◆ Written task:
Pull out exactly the lines from the line containing "Emit a Python" to the line containing "label_da = [0.1, -1.2, -0.1, 1.4, -10.3, 3.5]", both lines included, with pictures removed from the copy.

◆ Rows:
---
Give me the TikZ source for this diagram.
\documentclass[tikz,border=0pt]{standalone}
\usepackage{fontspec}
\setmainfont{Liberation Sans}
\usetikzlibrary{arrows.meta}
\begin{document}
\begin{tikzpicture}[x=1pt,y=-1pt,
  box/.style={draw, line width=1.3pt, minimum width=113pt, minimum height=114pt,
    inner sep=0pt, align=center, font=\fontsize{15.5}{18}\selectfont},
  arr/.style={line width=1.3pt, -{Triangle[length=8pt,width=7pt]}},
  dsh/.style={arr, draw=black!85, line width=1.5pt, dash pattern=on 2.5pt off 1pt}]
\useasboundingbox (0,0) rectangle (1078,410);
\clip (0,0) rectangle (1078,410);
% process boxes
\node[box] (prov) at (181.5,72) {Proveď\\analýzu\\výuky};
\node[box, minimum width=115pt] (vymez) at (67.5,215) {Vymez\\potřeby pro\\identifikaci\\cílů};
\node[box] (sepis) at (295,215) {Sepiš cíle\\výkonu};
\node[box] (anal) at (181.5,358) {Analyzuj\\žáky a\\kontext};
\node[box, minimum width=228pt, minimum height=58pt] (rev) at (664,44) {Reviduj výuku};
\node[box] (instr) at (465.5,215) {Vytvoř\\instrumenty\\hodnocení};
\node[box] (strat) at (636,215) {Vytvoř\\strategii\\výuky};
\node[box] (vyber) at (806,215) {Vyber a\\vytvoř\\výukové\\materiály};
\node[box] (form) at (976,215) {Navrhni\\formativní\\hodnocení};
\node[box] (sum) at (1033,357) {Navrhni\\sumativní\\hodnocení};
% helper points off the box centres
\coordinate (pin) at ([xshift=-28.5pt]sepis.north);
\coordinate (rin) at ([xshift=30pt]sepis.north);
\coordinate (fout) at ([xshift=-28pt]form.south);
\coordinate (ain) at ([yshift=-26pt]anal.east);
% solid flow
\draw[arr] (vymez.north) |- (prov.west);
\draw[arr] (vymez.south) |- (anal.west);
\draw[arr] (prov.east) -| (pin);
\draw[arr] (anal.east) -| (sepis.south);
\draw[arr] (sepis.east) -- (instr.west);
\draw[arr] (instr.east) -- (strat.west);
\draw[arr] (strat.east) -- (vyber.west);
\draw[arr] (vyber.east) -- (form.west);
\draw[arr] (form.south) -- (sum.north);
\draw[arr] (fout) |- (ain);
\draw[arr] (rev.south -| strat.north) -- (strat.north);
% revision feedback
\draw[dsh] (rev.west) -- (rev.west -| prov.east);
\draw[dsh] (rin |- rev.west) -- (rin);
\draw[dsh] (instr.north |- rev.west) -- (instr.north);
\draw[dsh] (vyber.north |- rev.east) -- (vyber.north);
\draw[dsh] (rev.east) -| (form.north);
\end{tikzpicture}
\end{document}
---
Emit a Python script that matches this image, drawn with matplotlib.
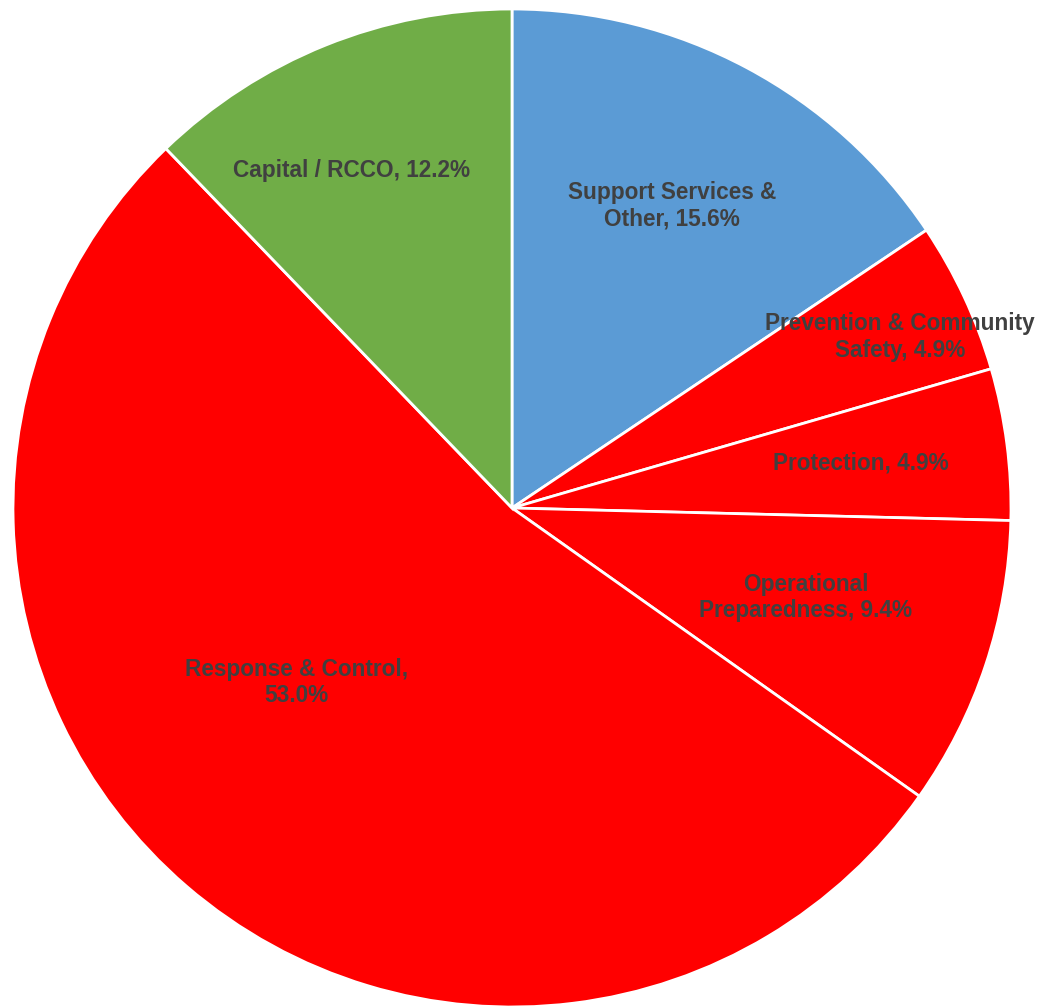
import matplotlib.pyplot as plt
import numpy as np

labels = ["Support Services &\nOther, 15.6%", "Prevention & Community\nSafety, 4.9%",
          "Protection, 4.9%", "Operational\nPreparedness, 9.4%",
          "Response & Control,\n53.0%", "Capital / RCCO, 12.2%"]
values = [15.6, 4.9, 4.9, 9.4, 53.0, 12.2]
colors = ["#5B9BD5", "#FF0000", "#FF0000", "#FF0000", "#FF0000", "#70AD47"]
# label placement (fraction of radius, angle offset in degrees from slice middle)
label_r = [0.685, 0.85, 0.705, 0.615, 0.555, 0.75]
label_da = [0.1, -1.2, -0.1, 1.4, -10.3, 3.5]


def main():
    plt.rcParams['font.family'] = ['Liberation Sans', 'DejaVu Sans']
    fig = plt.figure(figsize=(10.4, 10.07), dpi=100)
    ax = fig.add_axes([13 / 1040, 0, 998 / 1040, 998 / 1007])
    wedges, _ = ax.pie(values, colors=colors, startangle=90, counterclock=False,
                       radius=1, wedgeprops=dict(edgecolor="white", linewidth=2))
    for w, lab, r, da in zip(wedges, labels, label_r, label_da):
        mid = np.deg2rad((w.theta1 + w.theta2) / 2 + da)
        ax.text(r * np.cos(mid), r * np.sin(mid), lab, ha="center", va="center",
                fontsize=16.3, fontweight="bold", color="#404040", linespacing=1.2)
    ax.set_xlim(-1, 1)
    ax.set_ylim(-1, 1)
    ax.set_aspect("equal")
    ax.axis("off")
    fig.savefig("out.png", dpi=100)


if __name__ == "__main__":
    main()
---
◆ Full output:
Emit a Python script that matches this image, drawn with matplotlib.
import matplotlib.pyplot as plt
import numpy as np

labels = ["Support Services &\nOther, 15.6%", "Prevention & Community\nSafety, 4.9%",
          "Protection, 4.9%", "Operational\nPreparedness, 9.4%",
          "Response & Control,\n53.0%", "Capital / RCCO, 12.2%"]
values = [15.6, 4.9, 4.9, 9.4, 53.0, 12.2]
colors = ["#5B9BD5", "#FF0000", "#FF0000", "#FF0000", "#FF0000", "#70AD47"]
# label placement (fraction of radius, angle offset in degrees from slice middle)
label_r = [0.685, 0.85, 0.705, 0.615, 0.555, 0.75]
label_da = [0.1, -1.2, -0.1, 1.4, -10.3, 3.5]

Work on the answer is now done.